The Deep Time Revolutionary

Today, we take for granted that Earth is billions of years old and that its surface has been repeatedly transformed by geological processes. We know that the Himalayan mountains contain marine fossils because they were pushed up from ancient ocean floors. We understand that the rocks of the Grand Canyon preserve nearly two billion years of Earth's history. We've learned to read the story of life itself in the fossil record, tracing evolution from the first primitive organisms to the complexity of modern ecosystems.

But every time a geologist examines a fossil, every time a paleontologist uncovers evidence of ancient life, every time we marvel at the vast age of our planet, we're following in the intellectual footsteps of Xenophanes. His willingness to trust observation over tradition, to follow evidence wherever it led, and to imagine timeframes beyond human experience laid the foundation for our modern understanding of Earth's history.

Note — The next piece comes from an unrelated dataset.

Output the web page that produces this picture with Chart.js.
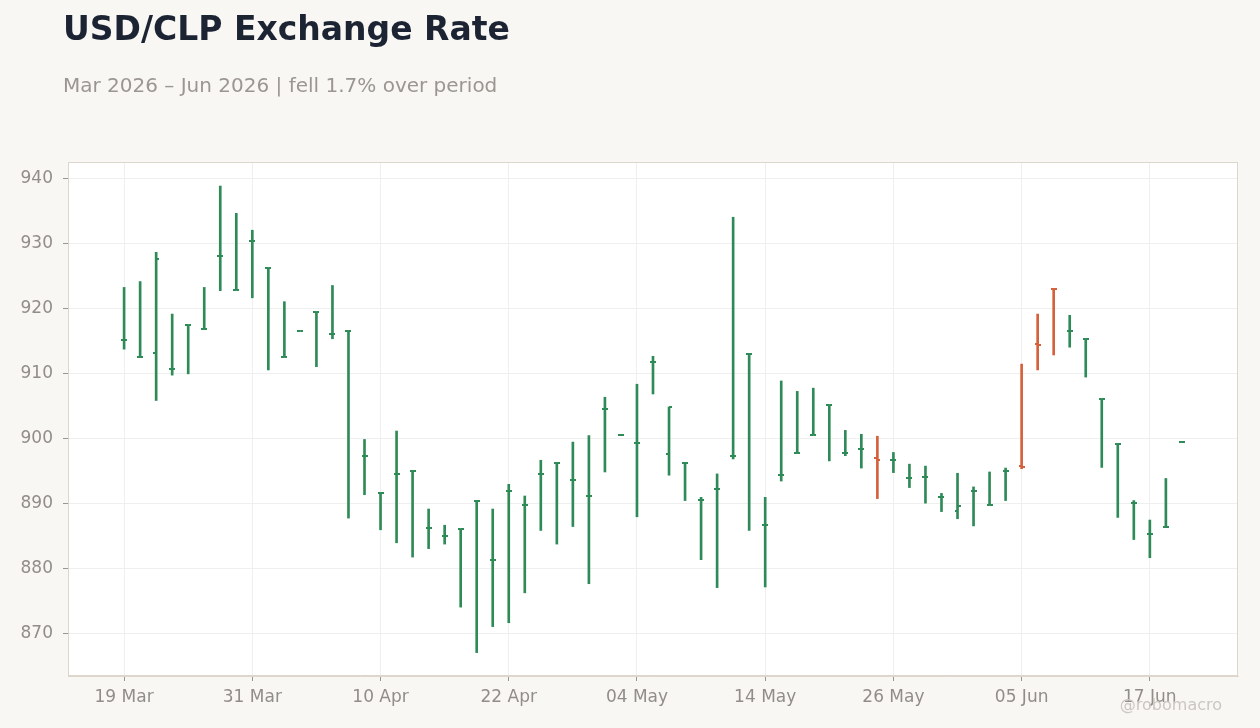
<!DOCTYPE html>
<html>
<head>
<meta charset="utf-8">
<title>USD/CLP Exchange Rate</title>
<script src="https://cdn.jsdelivr.net/npm/chart.js@4/dist/chart.umd.min.js"></script>
<style>
body{margin:0;background:#f8f7f4;font-family:"DejaVu Sans",sans-serif}
#wrap{position:relative;width:1260px;height:728px;overflow:hidden}
#judul{position:absolute;left:63px;top:12px;font-size:33px;line-height:1;font-weight:bold;color:#1c2433;white-space:nowrap}
#subjudul{position:absolute;left:63px;top:75px;font-size:20px;line-height:1;color:#9b9691;white-space:nowrap}
#tanda{position:absolute;right:38px;top:697px;font-size:16px;line-height:1;color:#cbc7c2;white-space:nowrap;z-index:2}
#kotak{position:absolute;left:0;top:0;width:1260px;height:728px}
</style>
</head>
<body>
<div id="wrap">
<div id="kotak"><canvas id="grafik"></canvas></div>
<div id="judul">USD/CLP Exchange Rate</div>
<div id="subjudul">Mar 2026 – Jun 2026 | fell 1.7% over period</div>
<div id="tanda">@robomacro</div>
</div>

<script>
// trading days, 19 Mar - 19 Jun 2026
let tanggal=[
"19 Mar","20 Mar","23 Mar","24 Mar","25 Mar","26 Mar","27 Mar","30 Mar","31 Mar",
"01 Apr","02 Apr","03 Apr","06 Apr","07 Apr","08 Apr","09 Apr","10 Apr","13 Apr","14 Apr","15 Apr","16 Apr","17 Apr",
"20 Apr","21 Apr","22 Apr","23 Apr","24 Apr","27 Apr","28 Apr","29 Apr","30 Apr",
"01 May","04 May","05 May","06 May","07 May","08 May","11 May","12 May","13 May","14 May","15 May",
"18 May","19 May","20 May","21 May","22 May","25 May","26 May","27 May","28 May","29 May",
"01 Jun","02 Jun","03 Jun","04 Jun","05 Jun","08 Jun","09 Jun","10 Jun","11 Jun","12 Jun",
"15 Jun","16 Jun","17 Jun","18 Jun","19 Jun"
]

let hargaBuka=[
915.1,912.5,913.1,910.7,917.4,916.8,928.0,922.8,930.4,926.2,
912.5,916.5,919.4,916.0,916.5,897.3,891.6,894.5,895.0,886.2,
885.0,886.0,890.4,881.2,891.9,889.7,894.5,896.2,893.6,891.1,
904.5,900.5,899.2,911.7,897.6,896.2,890.5,892.2,897.2,913.0,
886.7,894.4,897.7,900.5,905.1,897.7,898.4,897.0,896.7,893.9,
894.0,891.0,888.8,891.9,889.7,895.0,895.7,914.5,923.0,916.5,
915.3,906.0,899.1,890.0,885.2,886.3,899.4
]

let hargaTinggi=[
923.2,924.1,928.6,919.1,917.4,923.2,938.8,934.6,932.0,926.2,
921.0,916.5,919.4,923.5,916.5,899.8,891.6,901.1,895.0,889.1,
886.6,886.0,890.4,889.1,892.9,891.1,896.6,896.2,899.4,900.4,
906.3,900.5,908.3,912.6,904.8,896.2,890.9,894.5,934.0,913.0,
890.9,908.8,907.2,907.7,905.1,901.2,900.6,900.3,897.8,896.0,
895.7,891.5,894.6,892.5,894.8,895.4,911.4,919.1,923.0,918.9,
915.3,906.0,899.1,890.4,887.4,893.8,899.4
]

let hargaRendah=[
913.7,912.5,905.8,909.7,909.9,916.8,922.7,922.8,921.6,910.5,
912.5,916.5,911.0,915.3,887.7,891.3,885.9,883.9,881.7,883.0,
883.7,874.0,867.0,871.0,871.6,876.2,885.8,883.7,886.4,877.6,
894.8,900.5,887.9,906.8,894.3,890.4,881.3,877.0,896.8,885.8,
877.1,893.4,897.7,900.5,896.5,897.3,895.4,890.7,894.7,892.4,
890.0,888.7,887.6,886.5,889.7,890.4,895.3,910.5,912.8,914.0,
909.4,895.5,887.8,884.4,881.6,886.3,899.4
]

let hargaTutup=[
915.1,912.5,927.5,910.7,917.4,916.8,928.0,922.8,930.4,926.2,
912.5,916.5,919.4,916.0,916.5,897.3,891.6,894.5,895.0,886.2,
885.0,886.0,890.4,881.2,891.9,889.7,894.5,896.2,893.6,891.1,
904.5,900.5,899.2,911.7,904.8,896.2,890.5,892.2,897.2,913.0,
886.7,894.4,897.7,900.5,905.1,897.7,898.4,896.6,896.7,893.9,
894.0,891.0,889.6,891.9,889.7,895.0,895.5,914.3,922.9,916.5,
915.3,906.0,899.1,890.0,885.2,886.3,899.4
]

let tickX=[0,8,16,24,32,40,48,56,64]
let tickY=[870,880,890,900,910,920,930,940]

let hijau="#2e8b57"
let merah="#d5603c"
let warnaTeks="#928d88"



function buatTick(warna,sisi){

let c=document.createElement("canvas")
c.width=6
c.height=2
let g=c.getContext("2d")
g.fillStyle=warna
if(sisi=="kiri"){
g.fillRect(0,0,3,2)
}else{
g.fillRect(3,0,3,2)
}
return c

}

let tickKiriHijau=buatTick(hijau,"kiri")
let tickKananHijau=buatTick(hijau,"kanan")
let tickKiriMerah=buatTick(merah,"kiri")
let tickKananMerah=buatTick(merah,"kanan")

function turun(i){
return hargaTutup[i]<hargaBuka[i]
}

let dataRange=hargaTinggi.map((h,i)=>({x:i,y:[hargaRendah[i],h]}))
let dataBuka=hargaBuka.map((v,i)=>({x:i,y:v}))
let dataTutup=hargaTutup.map((v,i)=>({x:i,y:v}))



let latarPlot={
id:"latarPlot",
beforeDraw(chart){
let a=chart.chartArea
let ctx=chart.ctx
ctx.save()
ctx.fillStyle="#ffffff"
ctx.fillRect(a.left,a.top,a.right-a.left,a.bottom-a.top)
ctx.restore()
},
afterDraw(chart){
let a=chart.chartArea
let ctx=chart.ctx
ctx.save()
ctx.strokeStyle="#ddd6cc"
ctx.lineWidth=1
ctx.strokeRect(a.left+0.5,a.top+0.5,a.right-a.left-1,a.bottom-a.top-1)
ctx.restore()
}
}



new Chart(document.getElementById("grafik"),{
type:"bar",
data:{
datasets:[
{
type:"bar",
data:dataRange,
barThickness:2,
borderWidth:0,
backgroundColor:(c)=>turun(c.dataIndex)?merah:hijau,
order:2
},
{
type:"scatter",
data:dataBuka,
showLine:false,
pointRadius:3,
pointStyle:(c)=>turun(c.dataIndex)?tickKiriMerah:tickKiriHijau,
order:1
},
{
type:"scatter",
data:dataTutup,
showLine:false,
pointRadius:3,
pointStyle:(c)=>turun(c.dataIndex)?tickKananMerah:tickKananHijau,
order:1
}
]
},
options:{
responsive:true,
maintainAspectRatio:false,
animation:false,
layout:{padding:{top:162,right:22,bottom:0,left:0}},
plugins:{
legend:{display:false},
tooltip:{enabled:false}
},
scales:{
x:{
type:"linear",
min:-3.5,
max:69.5,
offset:false,
afterBuildTicks:(s)=>{s.ticks=tickX.map(v=>({value:v}))},
afterFit:(s)=>{s.height=52},
grid:{color:"#efefef",offset:false,tickLength:5,tickColor:"#9a958f"},
border:{color:"#ddd6cc"},
ticks:{
color:warnaTeks,
font:{family:"DejaVu Sans",size:17},
padding:6,
maxRotation:0,
autoSkip:false,
callback:(v)=>tanggal[v]
}
},
y:{
type:"linear",
min:863.4,
max:942.5,
afterBuildTicks:(s)=>{s.ticks=tickY.map(v=>({value:v}))},
afterFit:(s)=>{s.width=68},
grid:{color:"#efefef",tickLength:5,tickColor:"#9a958f"},
border:{color:"#ddd6cc"},
ticks:{
color:warnaTeks,
font:{family:"DejaVu Sans",size:17},
padding:10,
callback:(v)=>String(v)
}
}
}
},
plugins:[latarPlot]
})
</script>
</body>
</html>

Perhaps most importantly, Xenophanes demonstrated that careful observation and logical reasoning could reveal truths about the world that weren't immediately obvious. He showed that nature kept records of its own history, and that those records could be read by anyone willing to look closely and think clearly.

In our current era of climate change and environmental challenge, Xenophanes' insights seem more relevant than ever. His recognition that Earth's surface undergoes constant change over long time periods reminds us that our planet is not a static stage for human activity, but a dynamic system with its own rhythms and cycles. The deep time he discovered—that vast expanse of Earth history that dwarfs all human civilization—provides both humbling perspective and urgent context for our role as planetary stewards.

The next time you find a fossil, remember Xenophanes. Remember that for one brilliant ancient Greek philosopher, a simple seashell in a mountain rock was enough to reveal the unimaginable antiquity of the Earth itself. Sometimes the most profound discoveries come not from complex instruments or elaborate theories, but from the willingness to really see what's right in front of us.